La primera vez que pasó estaba trabajando solo en casa. Era de mañana y estaba concentrado en el código o quizás en algún artículo similar a este que estás leyendo. Sumido al cien por cien en la pantalla de la laptop y abstraído de lo que me rodeaba.
El ventanal del departamento da a una amplia terraza que lamentablemente solo podemos aprovechar en verano, porque durante el resto del año las temperaturas en los Países Bajos son, precisamente… bajas.
En la terraza hay silloncitos, una sombrilla y algunas mesitas, sumadas a varias plantas y algún que otro adorno. Un paisaje que queda estático durante días, salvo por las veces que el viento fuerte se lleva puesto algún almohadón.
La abstracción de mi entorno al trabajar no apaga por completo todos mis mecanismos de defensa. Por decirlo mal y pronto, me refiero a esa sensación de vivir con el culo en la mano, respecto a que en cualquier momento puede pasar algo malo a nivel seguridad.
Ese sentido arácnido forjado en Buenos Aires queda en stand-by todo el tiempo dentro de mi cabeza y fue el que detectó aquella vez un movimiento en la terraza. Una sombra.
Recuerdo que miré de golpe y vi un tipo en la terraza.
La primera reacción instintiva fue de preocupación y hasta miedo. Dos segundos después, era algo más cercano a la ansiedad por no saber cómo manejar una situación así en un país que no es el mío.
¿Qué le digo? ¿En qué idioma le hablo? ¿Le pregunto qué quiere o lo increpo de una? ¿Muestro mi habitual cordialidad o me hago el malo?

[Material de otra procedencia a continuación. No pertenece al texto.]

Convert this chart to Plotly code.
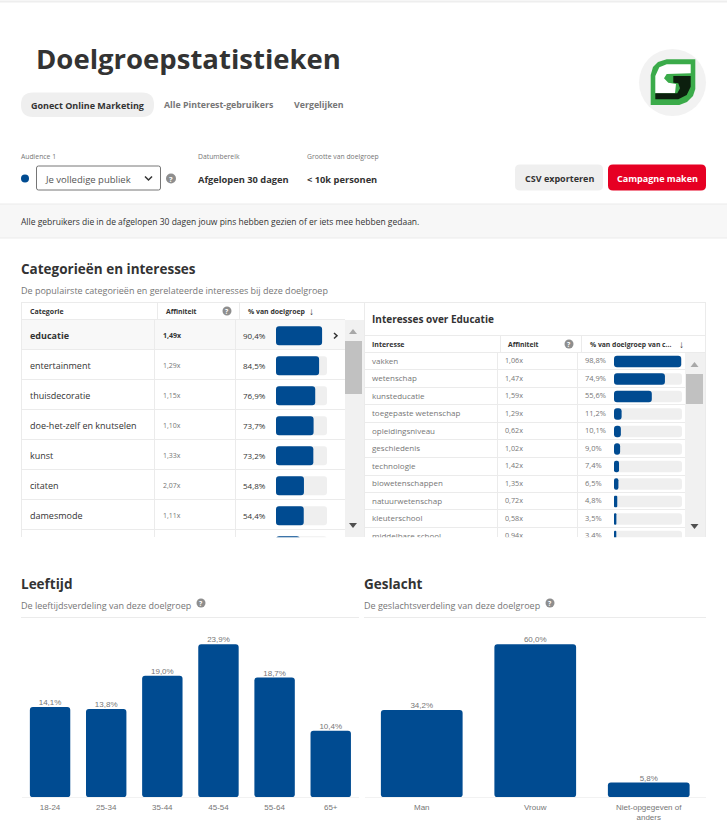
import plotly.graph_objects as go

W, H = 727, 840
FONT = "Open Sans"
CHART_FONT = "Liberation Sans"
BLUE = "#004B91"
TRACK = "#EFEFEF"
DARK = "#333333"
GREY = "#767676"
RULE = "#EBEBEB"

# chart values
age_labels = ["18-24", "25-34", "35-44", "45-54", "55-64", "65+"]
age_values = [14.1, 13.8, 19.0, 23.9, 18.7, 10.4]
gender_labels = ["Man", "Vrouw", "Niet-opgegeven of<br>anders"]
gender_values = [34.2, 60.0, 5.8]

categories = ["educatie", "entertainment", "thuisdecoratie", "doe-het-zelf en knutselen",
              "kunst", "citaten", "damesmode"]
category_affinity = ["1,49x", "1,29x", "1,15x", "1,10x", "1,33x", "2,07x", "1,11x"]
# the last one is the half hidden row at the bottom of the table
category_share = [90.4, 84.5, 76.9, 73.7, 73.2, 54.8, 54.4, 47.0]

interests = ["vakken", "wetenschap", "kunsteducatie", "toegepaste wetenschap", "opleidingsniveau",
             "geschiedenis", "technologie", "biowetenschappen", "natuurwetenschap", "kleuterschool",
             "middelbare school"]
interest_affinity = ["1,06x", "1,47x", "1,59x", "1,29x", "0,62x", "1,02x", "1,42x", "1,35x", "0,72x",
                     "0,58x", "0,94x"]
interest_share = [98.8, 74.9, 55.6, 11.2, 10.1, 9.0, 7.4, 6.5, 4.8, 3.5, 3.4]

shapes = []
annotations = []


def fx(x):
    return x / W


def fy(y):
    return 1 - y / H


def pct(v):
    return f"{v:.1f}%".replace(".", ",")


def path_of(points):
    return "M " + " L ".join(f"{fx(x):.5f},{fy(y):.5f}" for x, y in points) + " Z"


def rect(x0, y0, x1, y1, fill, border=None, r=0):
    if r:
        p = (f"M {fx(x0 + r)},{fy(y0)} L {fx(x1 - r)},{fy(y0)} Q {fx(x1)},{fy(y0)} {fx(x1)},{fy(y0 + r)} "
             f"L {fx(x1)},{fy(y1 - r)} Q {fx(x1)},{fy(y1)} {fx(x1 - r)},{fy(y1)} "
             f"L {fx(x0 + r)},{fy(y1)} Q {fx(x0)},{fy(y1)} {fx(x0)},{fy(y1 - r)} "
             f"L {fx(x0)},{fy(y0 + r)} Q {fx(x0)},{fy(y0)} {fx(x0 + r)},{fy(y0)} Z")
        shapes.append(dict(type="path", path=p, xref="paper", yref="paper", fillcolor=fill,
                           line=dict(color=border or fill, width=1 if border else 0), layer="below"))
    else:
        shapes.append(dict(type="rect", x0=fx(x0), x1=fx(x1), y0=fy(y0), y1=fy(y1), xref="paper", yref="paper",
                           fillcolor=fill, line=dict(color=border or fill, width=1 if border else 0),
                           layer="below"))


def rule(x0, y0, x1, y1, color=RULE, width=1, layer="below"):
    shapes.append(dict(type="line", x0=fx(x0), x1=fx(x1), y0=fy(y0), y1=fy(y1), xref="paper", yref="paper",
                       line=dict(color=color, width=width), layer=layer))


def circle(cx, cy, r, fill, layer="below"):
    shapes.append(dict(type="circle", x0=fx(cx - r), x1=fx(cx + r), y0=fy(cy - r), y1=fy(cy + r),
                       xref="paper", yref="paper", fillcolor=fill, line=dict(width=0), layer=layer))


def poly(points, fill, layer="below"):
    shapes.append(dict(type="path", path=path_of(points), xref="paper", yref="paper", fillcolor=fill,
                       line=dict(width=0), layer=layer))


def chevron(points, color=DARK, width=1.5):
    p = "M " + " L ".join(f"{fx(x):.5f},{fy(y):.5f}" for x, y in points)
    shapes.append(dict(type="path", path=p, xref="paper", yref="paper", line=dict(color=color, width=width)))


def label(x, y, text, size=9.5, color=DARK, bold=False, anchor="left", family=FONT):
    # annotations sit about a pixel right of their anchor
    if anchor == "left":
        x -= 1
    annotations.append(dict(x=fx(x), y=fy(y), xref="paper", yref="paper", showarrow=False,
                            text=f"<b>{text}</b>" if bold else text, xanchor=anchor, yanchor="middle",
                            align=anchor, borderpad=0,
                            font=dict(family=family, size=size, color=color)))


def help_icon(cx, cy, r=5):
    circle(cx, cy, r, "#8E8E8E")
    label(cx, cy, "?", size=r * 1.5, color="white", bold=True, anchor="center")


def pill_bars(fig, values, rows, xaxis, yaxis, color, thickness):
    # an explicit base makes plotly round both ends of the bar
    fig.add_bar(x=values, y=rows, base=[0] * len(values), orientation="h", width=thickness,
                marker=dict(color=color, cornerradius=3, line_width=0), xaxis=xaxis, yaxis=yaxis)


def column_bars(fig, names, values, xaxis, yaxis):
    fig.add_bar(x=names, y=values, base=[0] * len(values),
                marker=dict(color=BLUE, cornerradius=3.5, line_width=0), xaxis=xaxis, yaxis=yaxis)
    fig.add_scatter(x=names, y=values, text=[pct(v) for v in values], mode="text", textposition="top center",
                    cliponaxis=False, textfont=dict(family=CHART_FONT, size=8, color=GREY),
                    xaxis=xaxis, yaxis=yaxis)


def text_column(fig, x, rows, texts, xaxis, yaxis, size, colors):
    fig.add_scatter(x=[x] * len(texts), y=rows, text=texts, mode="text", textposition="middle right",
                    textfont=dict(family=FONT, size=size, color=colors), cliponaxis=True,
                    xaxis=xaxis, yaxis=yaxis)


fig = go.Figure()

# age and gender columns
column_bars(fig, age_labels, age_values, "x", "y")
column_bars(fig, gender_labels, gender_values, "x2", "y2")

# category table
cat_rows = list(range(len(category_share)))
cat_text_rows = [r + 0.03 for r in cat_rows[:7]]
pill_bars(fig, [100] * (len(category_share) - 1), cat_rows[1:], "x3", "y3", TRACK, 0.633)
pill_bars(fig, category_share, cat_rows, "x3", "y3", BLUE, 0.633)
name_colors = [DARK] * len(categories)
affinity_colors = [DARK] + [GREY] * (len(categories) - 1)
cat_names = [f"<b>{categories[0]}</b>"] + categories[1:]
cat_aff = [f"<b>{category_affinity[0]}</b>"] + category_affinity[1:]
text_column(fig, 30, cat_text_rows, cat_names, "x4", "y3", 9, name_colors)
text_column(fig, 163, cat_text_rows, cat_aff, "x4", "y3", 7, affinity_colors)
text_column(fig, 243, cat_text_rows, [pct(v) for v in category_share[:7]], "x4", "y3", 8, DARK)

# interest table
int_rows = list(range(len(interest_share)))
pill_bars(fig, [100] * len(interest_share), int_rows, "x5", "y5", TRACK, 0.65)
pill_bars(fig, interest_share, int_rows, "x5", "y5", BLUE, 0.65)
text_column(fig, 372, int_rows, interests, "x6", "y5", 8, GREY)
text_column(fig, 505, int_rows, interest_affinity, "x6", "y5", 7.2, GREY)
text_column(fig, 585, int_rows, [pct(v) for v in interest_share], "x6", "y5", 7.5, GREY)

# page header
rule(0, 1.5, W, 1.5, "#EEEEEE", 2)
label(36, 59, "Doelgroepstatistieken", size=27.5, bold=True)
rect(21, 92.5, 154, 117, "#EFEFEF", r=12)
label(31, 105, "Gonect Online Marketing", size=9, bold=True)
label(164, 105, "Alle Pinterest-gebruikers", size=8.8, color=GREY, bold=True)
label(294, 105, "Vergelijken", size=8.8, color=GREY, bold=True)

# logo
circle(672.5, 82.5, 33.5, "#F2F2F2")
poly([(695.3, 59.3), (666.7, 59.3), (658, 62), (653, 67), (650.7, 75), (650.7, 105), (679.3, 105), (687, 102),
      (693, 96), (695.3, 89)], "#3BAB4A")
poly([(690.7, 64.3), (666.7, 64.3), (659.3, 67.3), (655.3, 76), (655.3, 93.3), (675, 93.3), (676, 84),
      (668.3, 82.7), (664, 78.3), (666.7, 74), (690.7, 73.3)], "#FFFFFF")
poly([(673.3, 76), (690.7, 76), (690.7, 86.7), (686.7, 95), (678.3, 99.3), (655.3, 99.3), (655.3, 93.3),
      (677.3, 93.3), (680, 88.3), (678.3, 83.3), (673.3, 82.7)], "#0C1F0E")

# audience row
label(21, 156, "Audience 1", size=6.8, color=GREY)
label(198, 156, "Datumbereik", size=6.8, color=GREY)
label(307, 156, "Grootte van doelgroep", size=6.8, color=GREY)
circle(25, 178.5, 4, BLUE)
rect(36.5, 166, 160.5, 190, "white", border="#767676", r=2)
label(45, 179, "Je volledige publiek", size=9.5, color="#555555")
chevron([(145, 176.5), (148.5, 180), (152, 176.5)])
help_icon(171, 178.5)
label(198, 179, "Afgelopen 30 dagen", size=9.3, bold=True)
label(307, 179, "&lt; 10k personen", size=9.3, bold=True)
rect(515, 164.5, 603, 190.5, "#EFEFEF", r=5)
label(559, 178, "CSV exporteren", size=9, bold=True, anchor="center")
rect(608, 164.5, 706, 190.5, "#E60023", r=5)
label(657, 178, "Campagne maken", size=9, color="white", bold=True, anchor="center")

# description band
rect(0, 204, W, 238, "#F7F7F7")
rule(0, 204, W, 204)
rule(0, 238, W, 238)
label(21, 222, "Alle gebruikers die in de afgelopen 30 dagen jouw pins hebben gezien of er iets mee hebben gedaan.",
      size=8.5)

# category table frame
label(21, 269, "Categorieën en interesses", size=13.5, bold=True)
label(21, 290.5, "De populairste categorieën en gerelateerde interesses bij deze doelgroep", size=9, color=GREY)
rect(21, 320, 345, 349.3, "#F8F8F8")
rect(345, 320, 364, 537, "#F1F1F1")
rect(345, 341, 362, 394, "#C1C1C1")
poly([(349, 334), (353, 329), (357, 334)], "#A8A8A8")
poly([(349, 523), (353, 528), (357, 523)], "#505050")
rule(21, 302.5, 364, 302.5)
rule(21, 319.5, 345, 319.5)
rule(21.5, 302, 21.5, 537)
rule(157.5, 302.5, 157.5, 319.5)
rule(239.5, 302.5, 239.5, 319.5)
rule(154.5, 320, 154.5, 537)
rule(235.5, 320, 235.5, 537)
for y in [349.5, 379.5, 409.5, 439.5, 469.5, 499.5, 529.5]:
    rule(21, y, 345, y)
label(30, 311, "Categorie", size=7, bold=True)
label(166, 311, "Affiniteit", size=6.8, bold=True)
help_icon(227, 311, 4.5)
label(248, 311, "% van doelgroep", size=6.9, bold=True)
label(311, 311, "↓", size=10, bold=True, anchor="center")
chevron([(334, 333), (337, 335.7), (334, 338.5)])

# interest table frame
label(372, 319, "Interesses over Educatie", size=10, bold=True)
rect(685, 352.5, 705, 537, "#F1F1F1")
rect(686, 374, 703, 404, "#C1C1C1")
poly([(690.5, 367), (694.5, 362), (698.5, 367)], "#A8A8A8")
poly([(690.5, 524), (694.5, 529), (698.5, 524)], "#505050")
rule(365, 302.5, 705.5, 302.5)
rule(364.5, 302, 364.5, 537)
rule(705.5, 302, 705.5, 537)
rule(365, 335.5, 705.5, 335.5)
rule(365, 352.5, 705.5, 352.5)
rule(500.5, 335.5, 500.5, 352.5)
rule(581.5, 335.5, 581.5, 352.5)
rule(497.5, 352.5, 497.5, 537)
rule(577.5, 352.5, 577.5, 537)
for y in [369.5, 387.5, 404.5, 422.5, 439.5, 457.5, 475.5, 492.5, 509.5, 527.5]:
    rule(365, y, 685, y)
label(372, 344, "Interesse", size=7, bold=True)
label(508, 344, "Affiniteit", size=6.8, bold=True)
help_icon(569, 344, 4.5)
label(590, 344, "% van doelgroep van c...", size=6.8, bold=True)
label(681, 344, "↓", size=10, bold=True, anchor="center")

# lower section headings
label(21, 584, "Leeftijd", size=13.5, bold=True)
label(21, 605, "De leeftijdsverdeling van deze doelgroep", size=9, color=GREY)
help_icon(201, 603, 4.5)
rule(21, 617.5, 359, 617.5)
label(364, 584, "Geslacht", size=13.5, bold=True)
label(364, 605, "De geslachtsverdeling van deze doelgroep", size=9, color=GREY)
help_icon(550, 603, 4.5)
rule(364, 617.5, 706, 617.5)

hidden = dict(visible=False, fixedrange=True)
base_axis = dict(showgrid=False, zeroline=False, showline=True, linecolor="#F2F2F2", ticks="", fixedrange=True,
                 ticklabelstandoff=2, tickfont=dict(family=CHART_FONT, size=8, color=GREY))

fig.update_layout(
    width=W, height=H, margin=dict(l=0, r=0, t=0, b=0, autoexpand=False),
    paper_bgcolor="white", plot_bgcolor="rgba(0,0,0,0)",
    showlegend=False, hovermode=False, barmode="overlay", bargap=0.28,
    shapes=shapes, annotations=annotations,
    xaxis=dict(base_axis, domain=[fx(22), fx(358.8)], anchor="y", type="category", categoryarray=age_labels),
    yaxis=dict(hidden, domain=[fy(797.3), fy(637.3)], range=[0, 160 / (153 / 23.9)], anchor="x"),
    xaxis2=dict(base_axis, domain=[fx(365), fx(705.5)], anchor="y2", type="category"),
    yaxis2=dict(hidden, domain=[fy(797.3), fy(637.3)], range=[0, 160 / (153 / 60.0)], anchor="x2"),
    xaxis3=dict(hidden, domain=[fx(276), fx(327)], range=[0, 100], anchor="y3"),
    yaxis3=dict(hidden, domain=[fy(537.3), fy(320)], range=[(537.3 - 335.7) / 30, (320 - 335.7) / 30], anchor="x3"),
    xaxis4=dict(hidden, domain=[fx(21), fx(345)], range=[21, 345], anchor="y3"),
    xaxis5=dict(hidden, domain=[fx(614), fx(682)], range=[0, 100], anchor="y5"),
    yaxis5=dict(hidden, domain=[fy(537.3), fy(352.5)], range=[(537.3 - 361.5) / 17.5, (352.5 - 361.5) / 17.5],
                anchor="x5"),
    xaxis6=dict(hidden, domain=[fx(365), fx(685)], range=[365, 685], anchor="y5"),
)

fig.write_html("out.html", config=dict(displayModeBar=False), post_script="document.body.style.margin='0';")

Mientras pensaba en eso noté que el tipo traía cosas. Había un balde y otros artilugios. Eran herramientas de trabajo que estaba subiendo desde el estacionamiento, lugar al que da la terraza. Enseguida me di cuenta que era un laburante y no una amenaza.
De todos modos algo no me cerraba. El tipo estaba como pancho por su casa, mientras preparaba sus utensilios y subía también una escalera.
No hice nada. Me quedé mirando de reojo a ver qué hacía mientras miraba la pantalla de la laptop. Por supuesto que él me podía ver a través de las ventanas y las puertas vidriadas que separan la terraza del living. Lo que menos quería que pasara era que me golpeara la ventana para hablarme.
En un momento tomó su balde y se acercó. Yo ya pensaba que se venía otra interacción incómoda con un holandés, pero no. El tipo sacó una esponja, la metió en el balde con agua y comenzó a lavar los vidrios de la terraza, del lado de afuera.
Estuvo un rato largo en la tarea hasta que en un momento terminó. Tomó la escalera que había subido y la usó para subirse al balcón del vecino de arriba. Allí seguramente continuaría su tarea invadiendo más espacios de privacidad.
Esta escena se repetiría innumerables veces más. Algunas veces vendría este mismo hombre a limpiar las ventanas, pero en otras oportunidades serían otras personas con escaleras para llegar a los vecinos de arriba o con otros elementos de trabajo.
En una oportunidad me asomé a preguntarle al limpiador si necesitaba algo (le hablé en inglés). Esa vez me dijo que no pero recuerdo que un día de invierno con temperaturas bajo cero me golpeó la ventana y me pidió si le llenaba el balde con agua caliente. Claro, el balde de agua se le congelaba al estar afuera.
Hasta el día de hoy me sigue llamando la atención el hecho de que no avisen ni pidan permiso para disponer de la terraza. Pareciera que poco les importa la propiedad y, especialmente la privacidad.
En fin, se ve que es una costumbre holandesa y a esta altura ya me acostumbré. No es raro estar trabajando y ver a un completo desconocido subirse a la terraza, correrme los silloncitos y ponerse a hacer algo.
Ah, y la limpieza de los vidrios no es gratis. Es parte del pago del alquiler, que incluye también este tipo de servicio.